_What is asked_. Below this line are records; write out exactly the lines from the one containing "Give me the matplotlib source for this chart." through the one containing "plt.rcParams['font.family'] = ['Lato', 'DejaVu", with the pictures left out.

_Material to process_.
· · ·
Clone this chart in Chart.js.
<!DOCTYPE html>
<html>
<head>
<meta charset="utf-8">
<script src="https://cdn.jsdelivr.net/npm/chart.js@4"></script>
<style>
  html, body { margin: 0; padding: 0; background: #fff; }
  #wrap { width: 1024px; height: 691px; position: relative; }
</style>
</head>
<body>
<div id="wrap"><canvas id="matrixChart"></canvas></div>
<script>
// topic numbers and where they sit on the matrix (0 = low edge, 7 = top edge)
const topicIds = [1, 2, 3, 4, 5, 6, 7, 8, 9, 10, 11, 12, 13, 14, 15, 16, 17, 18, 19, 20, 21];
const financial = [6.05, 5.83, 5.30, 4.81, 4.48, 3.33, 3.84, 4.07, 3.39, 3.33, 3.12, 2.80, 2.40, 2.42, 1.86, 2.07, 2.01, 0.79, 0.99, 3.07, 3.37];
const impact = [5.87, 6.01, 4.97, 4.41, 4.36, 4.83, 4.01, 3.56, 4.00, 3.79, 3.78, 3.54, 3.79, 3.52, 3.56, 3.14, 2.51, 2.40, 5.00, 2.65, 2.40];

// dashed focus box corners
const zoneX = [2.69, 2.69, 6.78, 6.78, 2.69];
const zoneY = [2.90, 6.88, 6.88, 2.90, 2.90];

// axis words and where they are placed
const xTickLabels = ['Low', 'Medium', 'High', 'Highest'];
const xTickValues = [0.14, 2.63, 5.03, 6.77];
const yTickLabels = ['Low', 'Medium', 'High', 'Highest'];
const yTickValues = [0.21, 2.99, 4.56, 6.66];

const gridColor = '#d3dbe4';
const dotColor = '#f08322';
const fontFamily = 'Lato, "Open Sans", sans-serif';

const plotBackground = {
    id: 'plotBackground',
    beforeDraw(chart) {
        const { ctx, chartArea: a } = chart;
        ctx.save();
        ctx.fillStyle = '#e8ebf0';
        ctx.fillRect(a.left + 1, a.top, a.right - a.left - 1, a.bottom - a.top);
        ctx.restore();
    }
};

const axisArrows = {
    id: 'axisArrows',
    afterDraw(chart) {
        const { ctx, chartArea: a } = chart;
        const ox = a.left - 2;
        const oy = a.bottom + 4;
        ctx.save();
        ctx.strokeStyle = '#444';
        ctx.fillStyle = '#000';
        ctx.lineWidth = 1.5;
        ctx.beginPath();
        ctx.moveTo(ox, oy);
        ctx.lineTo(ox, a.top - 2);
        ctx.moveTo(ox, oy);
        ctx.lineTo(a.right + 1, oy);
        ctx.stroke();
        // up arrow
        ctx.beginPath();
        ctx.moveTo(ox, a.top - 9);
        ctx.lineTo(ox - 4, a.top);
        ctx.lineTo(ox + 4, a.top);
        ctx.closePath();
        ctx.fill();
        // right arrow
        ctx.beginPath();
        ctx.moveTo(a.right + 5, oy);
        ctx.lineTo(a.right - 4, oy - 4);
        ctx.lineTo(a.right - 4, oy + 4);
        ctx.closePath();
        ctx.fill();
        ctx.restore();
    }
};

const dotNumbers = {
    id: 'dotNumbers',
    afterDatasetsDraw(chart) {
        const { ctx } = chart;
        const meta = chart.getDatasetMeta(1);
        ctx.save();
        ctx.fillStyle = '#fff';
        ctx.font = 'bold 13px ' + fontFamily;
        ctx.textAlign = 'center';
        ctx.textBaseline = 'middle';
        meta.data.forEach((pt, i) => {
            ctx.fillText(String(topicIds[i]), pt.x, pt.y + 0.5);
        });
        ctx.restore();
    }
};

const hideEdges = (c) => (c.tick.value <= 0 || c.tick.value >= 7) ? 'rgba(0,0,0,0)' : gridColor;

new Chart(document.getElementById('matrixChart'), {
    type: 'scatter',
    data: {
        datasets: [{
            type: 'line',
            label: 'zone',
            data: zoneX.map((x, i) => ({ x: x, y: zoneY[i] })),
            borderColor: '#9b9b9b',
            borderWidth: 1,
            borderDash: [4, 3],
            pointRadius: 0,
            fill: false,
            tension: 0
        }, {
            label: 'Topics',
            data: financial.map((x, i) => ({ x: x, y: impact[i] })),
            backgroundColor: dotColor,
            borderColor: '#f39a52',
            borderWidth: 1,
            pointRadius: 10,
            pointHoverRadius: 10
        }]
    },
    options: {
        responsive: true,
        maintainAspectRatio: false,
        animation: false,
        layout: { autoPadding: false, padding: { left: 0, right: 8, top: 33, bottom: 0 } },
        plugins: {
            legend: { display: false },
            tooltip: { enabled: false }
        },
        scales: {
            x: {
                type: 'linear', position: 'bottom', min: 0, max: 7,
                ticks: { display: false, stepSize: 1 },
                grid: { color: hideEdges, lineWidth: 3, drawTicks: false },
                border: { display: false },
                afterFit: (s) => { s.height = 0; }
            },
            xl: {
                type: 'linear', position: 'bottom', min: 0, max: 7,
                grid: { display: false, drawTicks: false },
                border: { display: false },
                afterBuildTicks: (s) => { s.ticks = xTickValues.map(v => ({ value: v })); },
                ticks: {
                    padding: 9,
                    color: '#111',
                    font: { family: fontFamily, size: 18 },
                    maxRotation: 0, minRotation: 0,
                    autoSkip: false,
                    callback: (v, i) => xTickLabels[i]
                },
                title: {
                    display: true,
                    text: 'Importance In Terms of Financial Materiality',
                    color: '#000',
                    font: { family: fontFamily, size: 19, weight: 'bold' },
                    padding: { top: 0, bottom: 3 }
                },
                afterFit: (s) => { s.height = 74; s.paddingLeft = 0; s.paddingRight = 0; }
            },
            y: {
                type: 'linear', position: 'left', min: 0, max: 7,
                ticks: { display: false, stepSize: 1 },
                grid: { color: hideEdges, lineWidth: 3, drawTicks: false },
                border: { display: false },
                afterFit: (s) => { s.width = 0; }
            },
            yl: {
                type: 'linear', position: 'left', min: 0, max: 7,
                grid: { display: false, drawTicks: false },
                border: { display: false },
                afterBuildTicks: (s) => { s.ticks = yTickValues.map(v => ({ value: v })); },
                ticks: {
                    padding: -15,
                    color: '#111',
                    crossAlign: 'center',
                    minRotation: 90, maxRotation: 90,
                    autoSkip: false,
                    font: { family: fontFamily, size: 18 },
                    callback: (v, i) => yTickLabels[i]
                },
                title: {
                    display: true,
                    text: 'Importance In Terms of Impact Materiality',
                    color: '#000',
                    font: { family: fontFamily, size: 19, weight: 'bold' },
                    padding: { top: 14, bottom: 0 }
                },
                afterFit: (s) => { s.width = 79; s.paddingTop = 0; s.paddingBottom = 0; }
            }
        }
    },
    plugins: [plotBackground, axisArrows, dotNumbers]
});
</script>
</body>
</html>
· · ·
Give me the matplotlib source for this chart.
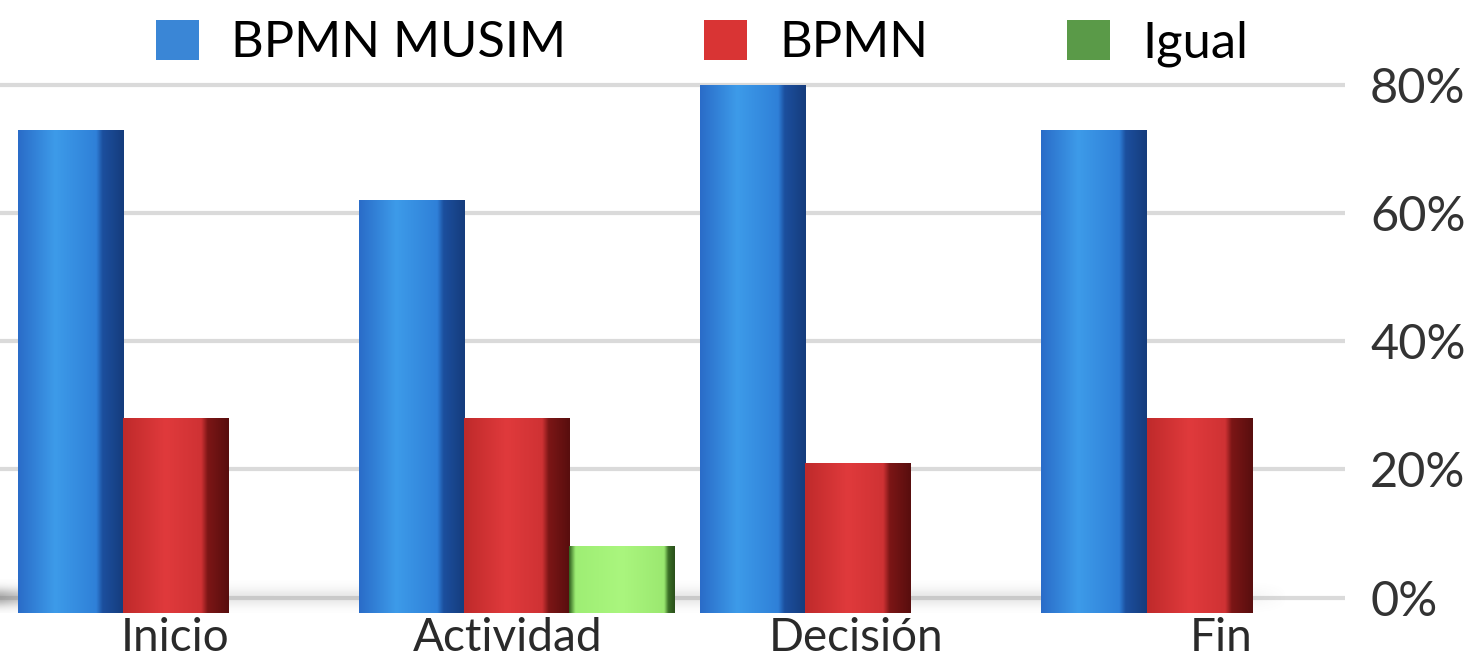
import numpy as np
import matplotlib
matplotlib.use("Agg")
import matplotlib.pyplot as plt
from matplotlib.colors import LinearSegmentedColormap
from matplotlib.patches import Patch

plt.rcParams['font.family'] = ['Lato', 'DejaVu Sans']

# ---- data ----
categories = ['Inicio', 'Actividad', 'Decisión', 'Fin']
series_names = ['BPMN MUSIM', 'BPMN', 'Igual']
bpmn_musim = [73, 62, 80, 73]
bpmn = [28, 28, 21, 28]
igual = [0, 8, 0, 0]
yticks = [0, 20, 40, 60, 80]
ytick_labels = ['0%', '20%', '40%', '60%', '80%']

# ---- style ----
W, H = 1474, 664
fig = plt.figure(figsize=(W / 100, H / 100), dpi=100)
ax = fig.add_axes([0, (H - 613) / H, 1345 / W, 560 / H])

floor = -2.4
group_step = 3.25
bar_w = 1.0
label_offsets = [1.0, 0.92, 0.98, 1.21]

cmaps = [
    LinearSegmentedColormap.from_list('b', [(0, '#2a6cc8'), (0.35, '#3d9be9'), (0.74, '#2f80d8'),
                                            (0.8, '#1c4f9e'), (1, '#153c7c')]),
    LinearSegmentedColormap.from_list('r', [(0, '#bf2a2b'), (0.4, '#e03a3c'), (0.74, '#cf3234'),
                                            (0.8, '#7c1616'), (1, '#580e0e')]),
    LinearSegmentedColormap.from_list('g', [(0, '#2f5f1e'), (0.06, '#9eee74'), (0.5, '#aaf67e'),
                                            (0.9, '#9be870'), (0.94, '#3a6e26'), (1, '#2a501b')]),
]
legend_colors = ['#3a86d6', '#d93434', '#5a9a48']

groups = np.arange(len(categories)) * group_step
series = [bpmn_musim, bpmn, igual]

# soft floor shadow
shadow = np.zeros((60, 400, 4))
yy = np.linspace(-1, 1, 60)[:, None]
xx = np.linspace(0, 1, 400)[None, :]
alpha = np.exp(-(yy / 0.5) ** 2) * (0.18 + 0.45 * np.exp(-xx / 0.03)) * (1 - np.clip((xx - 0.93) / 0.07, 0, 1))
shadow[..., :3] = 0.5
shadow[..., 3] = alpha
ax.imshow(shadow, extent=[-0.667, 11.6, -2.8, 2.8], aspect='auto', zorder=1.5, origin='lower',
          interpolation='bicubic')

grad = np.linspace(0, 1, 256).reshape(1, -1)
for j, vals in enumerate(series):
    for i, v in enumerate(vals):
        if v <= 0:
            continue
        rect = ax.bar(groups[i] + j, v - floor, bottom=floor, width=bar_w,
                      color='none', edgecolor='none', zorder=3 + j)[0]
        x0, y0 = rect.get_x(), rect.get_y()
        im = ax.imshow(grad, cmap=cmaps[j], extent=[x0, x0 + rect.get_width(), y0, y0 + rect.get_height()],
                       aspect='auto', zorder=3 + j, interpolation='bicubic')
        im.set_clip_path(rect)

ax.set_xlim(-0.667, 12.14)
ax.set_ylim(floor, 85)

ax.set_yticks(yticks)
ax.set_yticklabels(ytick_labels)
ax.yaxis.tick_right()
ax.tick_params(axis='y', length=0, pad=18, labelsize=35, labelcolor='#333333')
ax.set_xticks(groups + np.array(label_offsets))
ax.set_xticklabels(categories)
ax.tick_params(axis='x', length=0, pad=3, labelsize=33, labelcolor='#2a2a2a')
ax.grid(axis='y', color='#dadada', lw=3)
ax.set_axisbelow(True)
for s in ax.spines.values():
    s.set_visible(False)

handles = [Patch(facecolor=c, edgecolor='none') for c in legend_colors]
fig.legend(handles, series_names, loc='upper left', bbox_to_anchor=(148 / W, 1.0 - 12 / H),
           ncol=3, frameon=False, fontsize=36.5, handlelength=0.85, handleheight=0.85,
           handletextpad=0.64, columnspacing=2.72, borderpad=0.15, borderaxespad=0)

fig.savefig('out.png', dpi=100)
· · ·
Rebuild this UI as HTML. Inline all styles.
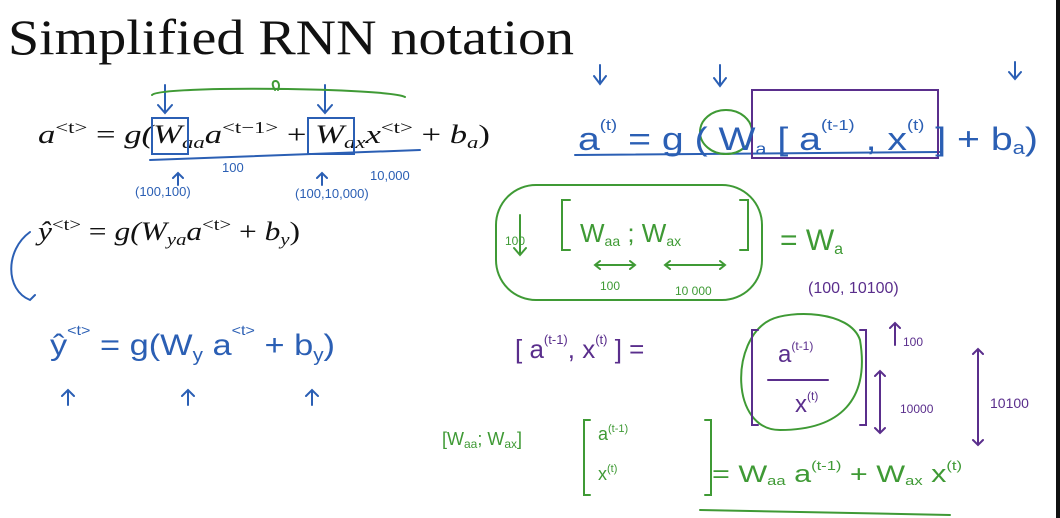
· · ·
_Task solution_.
Give me the matplotlib source for this chart.
import numpy as np
import matplotlib
matplotlib.use("Agg")
import matplotlib.pyplot as plt
from matplotlib.colors import LinearSegmentedColormap
from matplotlib.patches import Patch

plt.rcParams['font.family'] = ['Lato', 'DejaVu Sans']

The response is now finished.